Fail over to a geo-replicated secondary instance
If you're using failover groups as your recovery mechanism, you can configure an automatic failover policy. Once initiated, the failover causes the secondary instance to become the new primary, ready to record new transactions and respond to queries - with minimal data loss for the data not yet replicated.
Note
When the datacenter comes back online the old primary automatically reconnects to the new primary to become the secondary instance. If you need to relocate the primary back to the original region, you can initiate a planned failover manually (failback).
Perform a geo-restore
If you're using automated backups with geo-redundant storage (the default storage option when you create your instance), you can recover the database using geo-restore. Recovery usually takes place within 12 hours - with data loss of up to one hour determined by when the last log backup was taken and replicated. Until the recovery completes, the database is unable to record any transactions or respond to any queries. Note, geo-restore only restores the database to the last available point in time.
Note
If the datacenter comes back online before you switch your application over to the recovered database, you can cancel the recovery.

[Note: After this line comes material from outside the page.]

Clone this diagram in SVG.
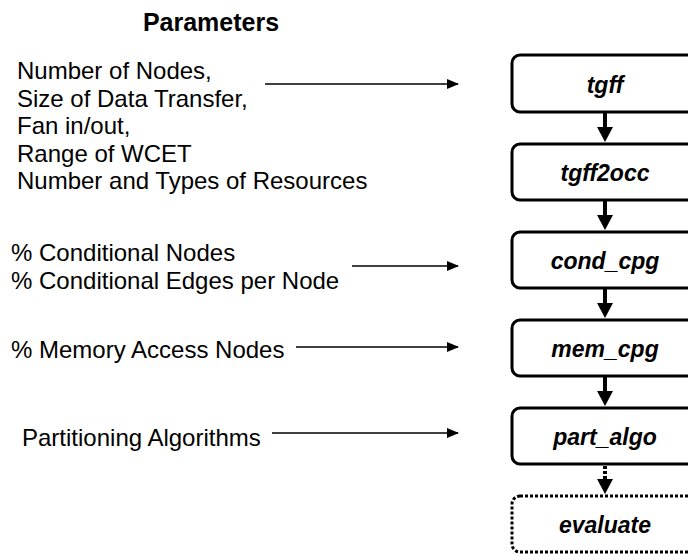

Perform post failover / recovery tasks
After recovery from either recovery mechanism, you must perform the following additional tasks before your users and applications are back up and running:
- Redirect clients and client applications to the new instance and restored database.
- Ensure appropriate network IP firewall rules are in place for users to connect.
- Ensure appropriate logins and
master
database-level permissions are in place (or use contained users). - Configure auditing, as appropriate.
- Configure alerts, as appropriate.
Note
If you are using a failover group and connect to the instance using the read-write listener, the redirection after failover will happen automatically and transparently to the application.
License-free DR replicas
You can save on licensing costs by configuring a secondary Azure SQL Managed Instance for only disaster recovery (DR). This benefit is available if you're using a failover group between two SQL managed instances, or you've configured a hybrid link between SQL Server and Azure SQL Managed Instance. As long as the secondary instance doesn't have any read or write workloads on it and is only a passive DR standby, you aren't charged for the vCore licensing costs used by the secondary instance.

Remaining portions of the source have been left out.